August’s weather for Norfolk was highlighted by a couple of severe events during the first four days of the month. A small tornado went through North Norfolk on August 2, causing some tree and powerline damage. It was a localized event caused by one small, but strong, storm cell that produced several small tornados that afternoon. There was no rain or wind at the weather station that day. Then, on August 4, Norfolk saw effects from Tropical Storm Isaias. The weather station recorded 1.16 inches from this storm. The big problem with Isaias was the 40 to 50+ mph wind gusts which caused widespread and substantial tree and powerline damage all throughout the state. Power was out for several days in many locations. After these early days of wild weather, August settled down to be a rather pleasant weather month. Our dry spell continued and drought conditions have become an issue in Norfolk as well as many regions of the Northeast.

August’s high temperature of 87 degrees was observed on August 11 and the low of 48 was observed on August 31. The high temperature of 86 on August 23 was a new record for that date, surpassing the 85 from 1943. The monthly mean temperature of 69.1 degrees was 2.7 degrees above normal, our third month in a row with above normal temperatures. This August was tied with August 1938 as Norfolk’s eighth warmest August over the last 89 years. Norfolk’s warmest August on record was in 2001 with a temperature of 71.0 degrees. The coolest August on record was in 1964 with 61.5 degrees.

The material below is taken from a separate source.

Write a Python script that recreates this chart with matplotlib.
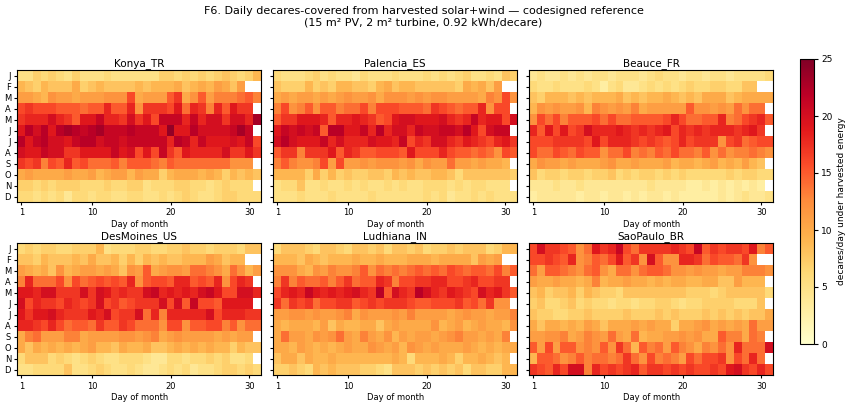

The total precipitation recorded for the month was 3.56 inches, 1.06 inches below normal. This was below normal, but not near any records for lack of August precipitation. Norfolk’s driest August was in 1953 with just 0.65 inch, it was also Norfolk’s fifth driest month of any month. Norfolk’s wettest August and wettest month of any month was in 1955 with 23.67 inches. The Flood of ’55 occurred in August 1955, making that month’s total precipitation a real record setter. Coming in second wettest for August was 2011 with a more realistic and less off the charts total of 13.36 inches. The month of August can have big swings for precipitation amounts here in Norfolk. Hurricanes obviously play a large role in this.

Through August, the total precipitation amount for the year was 24.51 inches. This was 9.96 inches below normal and also 7.60 inches less than last year’s total through August. The year of 2020 has been a very dry one and if substantial precipitation does not come during the year’s final quarter, then it could rank as one of Norfolk’s driest years on record. Many areas in the Northeast are seeing similar drought conditions this year.

Beautiful weather continued to bless Norfolk during the first three weeks of September. Temperatures were seasonable and about normal for September, but rainfall continued to be below normal. It has been an active hurricane season in the Atlantic, with the Gulf Coast seeing numerous landfalls, but Connecticut has seen little in the way of tropical storms or hurricanes this year. With our dry conditions, many are hoping for a tropical storm or hurricane. Be careful what you hope for sometimes. We need rain, but we do not need it all at once. As is usually the case, Norfolk’s fall foliage season started in late August to early September. Peak coloring is usually around October 12, but the dry conditions this year may play a role and also may change the timing of our fall coloring. Fall is one of the finest seasons in Norfolk so get out and enjoy the beautiful weather and foliage while it lasts.